Why is the wording of Labour’s Clause IV such a conference issue?
Whatever Clause IV might eventually say, the Labour Party is being upended and the baggage of public ownership loaded back on board, writes Sean O’Grady
When Jeremy Corbyn became leader of the Labour Party in 2015, many of its members, old and new, felt as though they had “got their party back” – not least the ancient belief in public ownership, once enshrined in Clause IV of the party’s constitution, the party’s original “mission statement”, as it might be termed nowadays.
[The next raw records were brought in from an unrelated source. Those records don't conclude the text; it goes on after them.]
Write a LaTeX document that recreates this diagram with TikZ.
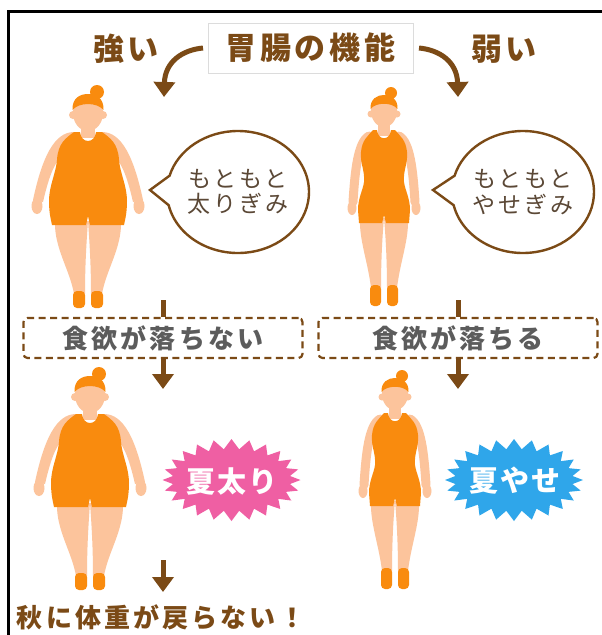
\documentclass[tikz,border=0pt]{standalone}
\usepackage{fontspec}
\newfontfamily\jp{Noto Sans CJK JP}[LetterSpace=12]
\newfontfamily\jpn{Noto Sans CJK JP}[LetterSpace=8]
\usetikzlibrary{arrows.meta,shapes.callouts}

\definecolor{brn}{HTML}{7B4A16}
\definecolor{orc}{HTML}{F98B0E}
\definecolor{skinc}{HTML}{FCC49C}
\definecolor{pinkc}{HTML}{EF5FA3}
\definecolor{bluec}{HTML}{2FA6EA}
\definecolor{graytxt}{HTML}{5C5C5C}
\definecolor{bubtxt}{HTML}{5B4836}
\definecolor{boxline}{HTML}{DCDCDC}

\tikzset{
  conn/.style={draw=brn, line width=5pt},
  tipd/.style={-{Triangle[width=21pt,length=15pt]}},
  headline/.style={text=brn, font=\jp\bfseries\fontsize{31}{36}\selectfont, inner sep=0pt},
  titlebox/.style={draw=boxline, line width=1pt, fill=white, minimum width=205pt,
    minimum height=50pt, inner sep=0pt, text=brn, font=\jp\bfseries\fontsize{31}{36}\selectfont},
  bubble/.style={ellipse callout, draw=brn, line width=2.4pt, fill=white,
    minimum width=142pt, minimum height=122pt, callout pointer arc=28, inner sep=0pt,
    align=center, text=bubtxt, font=\jp\fontsize{23}{25.5}\selectfont},
  dbox/.style={draw=brn, line width=2.2pt, dash pattern=on 7pt off 4.5pt, rounded corners=4pt,
    minimum width=279pt, minimum height=40pt, inner sep=0pt, text=graytxt,
    font=\jp\bfseries\fontsize{26}{30}\selectfont},
  bursttext/.style={text=white, inner sep=0pt, font=\jpn\bfseries\fontsize{29}{32}\selectfont},
  slimgirl/.pic={
    % legs
    \fill[skinc] (-24,128) .. controls (-25,150) and (-16,172) .. (-13,198) -- (-3,198)
      .. controls (-3,175) and (-2,150) .. (0,128) -- cycle;
    \fill[skinc] (24,128) .. controls (25,150) and (16,172) .. (13,198) -- (3,198)
      .. controls (3,175) and (2,150) .. (0,128) -- cycle;
    % shoes
    \fill[orc, rounded corners=4pt] (-14,195) rectangle (-3,216);
    \fill[orc, rounded corners=4pt] (3,195) rectangle (14,216);
    % arms and hands
    \draw[skinc, line width=9pt, line cap=round] (-15,46) .. controls (-26,52) and (-29,80) .. (-31,112);
    \draw[skinc, line width=9pt, line cap=round] (15,46) .. controls (26,52) and (29,80) .. (31,112);
    \fill[skinc] (-32,118) ellipse (4.5 and 7);
    \fill[skinc] (32,118) ellipse (4.5 and 7);
    % neck
    \fill[skinc] (-6,28) rectangle (6,46);
    % swimsuit
    \fill[orc] (-11,40) -- (-7,40) .. controls (-6,51) and (6,51) .. (7,40) -- (11,40)
      .. controls (16,46) and (22,50) .. (23,62) .. controls (24,74) and (19,80) .. (20,92)
      .. controls (21,100) and (26,108) .. (26,120) -- (25,133) -- (2,133) -- (0,125)
      -- (-2,133) -- (-25,133) -- (-26,120) .. controls (-26,108) and (-21,100) .. (-20,92)
      .. controls (-19,80) and (-24,74) .. (-23,62) .. controls (-22,50) and (-16,46) .. (-11,40) -- cycle;
    % head
    \fill[skinc] (-13,24) circle (3.5) (13,24) circle (3.5);
    \fill[skinc] (0,21) ellipse (13 and 16);
    % hair and bun
    \fill[orc] (-13.5,19) .. controls (-14,9) and (-7,5) .. (0,5) .. controls (7,5) and (14,9) .. (13.5,19)
      .. controls (8,12) and (-8,12) .. (-13.5,19) -- cycle;
    \fill[orc] (7,3) circle (6);
  },
  fatgirl/.pic={
    % legs
    \fill[skinc] (-33,133) .. controls (-34,160) and (-18,182) .. (-14,206) -- (-3,206)
      .. controls (-3,182) and (-2,160) .. (0,133) -- cycle;
    \fill[skinc] (33,133) .. controls (34,160) and (18,182) .. (14,206) -- (3,206)
      .. controls (3,182) and (2,160) .. (0,133) -- cycle;
    % shoes
    \fill[orc, rounded corners=4pt] (-15,203) rectangle (-3,220);
    \fill[orc, rounded corners=4pt] (3,203) rectangle (15,220);
    % arms and hands
    \fill[skinc] (-14,44) .. controls (-34,44) and (-46,70) .. (-55,112) -- (-45,114)
      .. controls (-40,92) and (-35,78) .. (-28,70) -- cycle;
    \fill[skinc] (14,44) .. controls (34,44) and (46,70) .. (55,112) -- (45,114)
      .. controls (40,92) and (35,78) .. (28,70) -- cycle;
    \fill[skinc] (-51,118) ellipse (5.5 and 8);
    \fill[skinc] (51,118) ellipse (5.5 and 8);
    % neck
    \fill[skinc] (-7,32) rectangle (7,50);
    % swimsuit
    \fill[orc] (-14,44) -- (-8,44) .. controls (-7,56) and (7,56) .. (8,44) -- (14,44)
      .. controls (22,50) and (30,55) .. (31,72) .. controls (32,85) and (39,98) .. (39,113)
      .. controls (39,125) and (37,132) .. (36,137) -- (2,137) -- (0,128) -- (-2,137) -- (-36,137)
      .. controls (-37,132) and (-39,125) .. (-39,113) .. controls (-39,98) and (-32,85) .. (-31,72)
      .. controls (-30,55) and (-22,50) .. (-14,44) -- cycle;
    % head
    \fill[skinc] (-15,27) circle (4) (15,27) circle (4);
    \fill[skinc] (0,25) ellipse (15 and 18);
    % hair and bun
    \fill[orc] (-15.5,22) .. controls (-16,10) and (-8,6) .. (0,6) .. controls (8,6) and (16,10) .. (15.5,22)
      .. controls (9,14) and (-9,14) .. (-15.5,22) -- cycle;
    \fill[orc] (9,4) circle (7);
  }
}

\begin{document}
\begin{tikzpicture}[x=1pt, y=-1pt]
  % canvas and frame
  \fill[white] (0,0) rectangle (602,635);
  \useasboundingbox (0,0) rectangle (602,635);
  \draw[black, line width=2.4pt] (602,11.5) -- (8.5,11.5) -- (8.5,635);

  % heading
  \node[titlebox] (title) at (310.5,48) {胃腸の機能};
  \node[headline] (strong) at (126,49) {強い};
  \node[headline] (weak) at (504,49) {弱い};
  \coordinate (tl) at (203,48);
  \coordinate (tlend) at (164,97);
  \coordinate (tr) at (419,48);
  \coordinate (trend) at (458,97);
  \draw[conn, tipd] (tl) .. controls (182,50) and (165,62) .. (tlend);
  \draw[conn, tipd] (tr) .. controls (440,50) and (457,62) .. (trend);

  % figures
  \pic at (88,88) {fatgirl};
  \pic at (384,90) {slimgirl};
  \begin{scope}[shift={(90,370)}, xscale=1.25, yscale=1.02]
    \pic {fatgirl};
  \end{scope}
  \begin{scope}[shift={(395,373)}, scale=1.05]
    \pic {slimgirl};
  \end{scope}

  % speech bubbles
  \node[bubble, callout absolute pointer={(150,190)}] (bubL) at (238,192) {もともと\\太りぎみ};
  \node[bubble, callout absolute pointer={(433,190)}] (bubR) at (523,192) {もともと\\やせぎみ};

  % appetite boxes
  \node[dbox] (boxL) at (163,338) {食欲が落ちない};
  \node[dbox] (boxR) at (458,338) {食欲が落ちる};
  \coordinate (lt) at (163,300);
  \coordinate (rt) at (458,300);
  \coordinate (lb) at (163,389);
  \coordinate (rb) at (458,389);
  \draw[conn] (lt) -- (boxL.north);
  \draw[conn] (rt) -- (boxR.north);
  \draw[conn, tipd] (boxL.south) -- (lb);
  \draw[conn, tipd] (boxR.south) -- (rb);

  % starbursts
  \fill[pinkc] plot[samples at={0,...,47}, variable=\k]
    ({231.5+(69-10*mod(\k,2))*cos(\k*7.5)}, {480+(41-10*mod(\k,2))*sin(\k*7.5)}) -- cycle;
  \node[bursttext] (summerL) at (232,481) {夏太り};
  \fill[bluec] plot[samples at={0,...,47}, variable=\k]
    ({514+(69-10*mod(\k,2))*cos(\k*7.5)}, {480+(41-10*mod(\k,2))*sin(\k*7.5)}) -- cycle;
  \node[bursttext] (summerR) at (515,481) {夏やせ};

  % autumn outcome
  \node[headline, font=\jp\bfseries\fontsize{26}{30}\selectfont] (autumn) at (161,617) {秋に体重が戻らない！};
  \coordinate (la) at (163,560);
  \coordinate (lz) at (163,592);
  \draw[conn, tipd] (la) -- (lz);
\end{tikzpicture}
\end{document}
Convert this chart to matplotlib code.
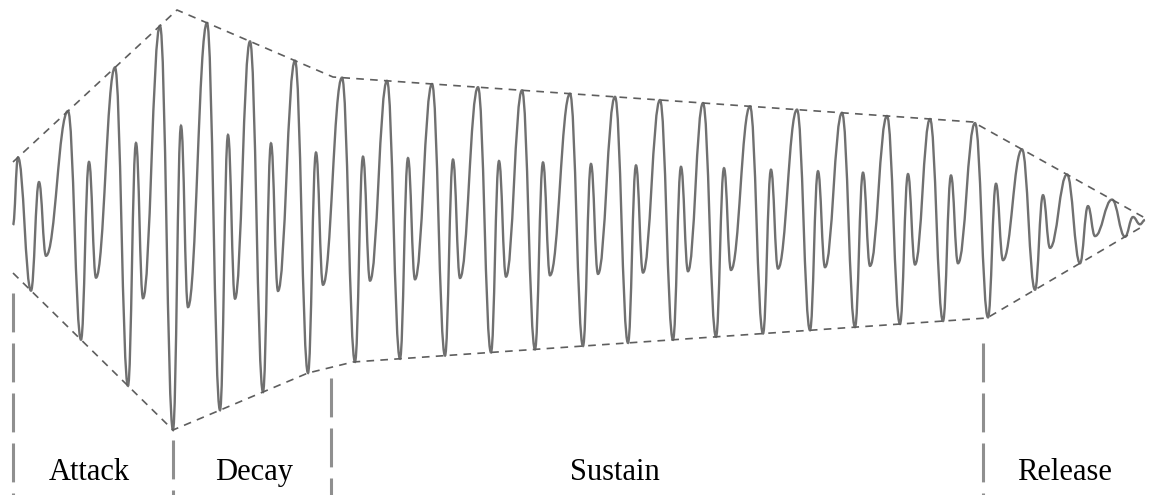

In substance, so it has proved, in the sense that much of the old Blairite, social democratic, centrist settlement – itself an accommodation with market capitalism and Thatcherism – has been denounced, its totems trashed, and “socialism” is once again the language and policy of the wider Labour movement. Four years ago, Corbyn cheerfully volunteered: “I think we should talk about what the objectives of the party are, whether that’s restoring the Clause IV as it was originally written or it’s a different one, but I think we shouldn’t shy away from public participation, public investment in industry and public control of the railways.”
However, there has until now been little real pressure to reinstate the party’s historic constitutional commitment to “common ownership”, or nationalisation, muscular as the policies of John McDonnell and Rebecca Long-Bailey may be. It is that constitutional formality that some constituency Labour parties are now hankering after and agitating about. They argue the original, poetic text of Clause IV, dating back to 1918 – with all the transformative ambition attached to it – should be restored, like an Edwardian frieze that had been ripped from the facade of a beloved temple by some “modernising” philistines.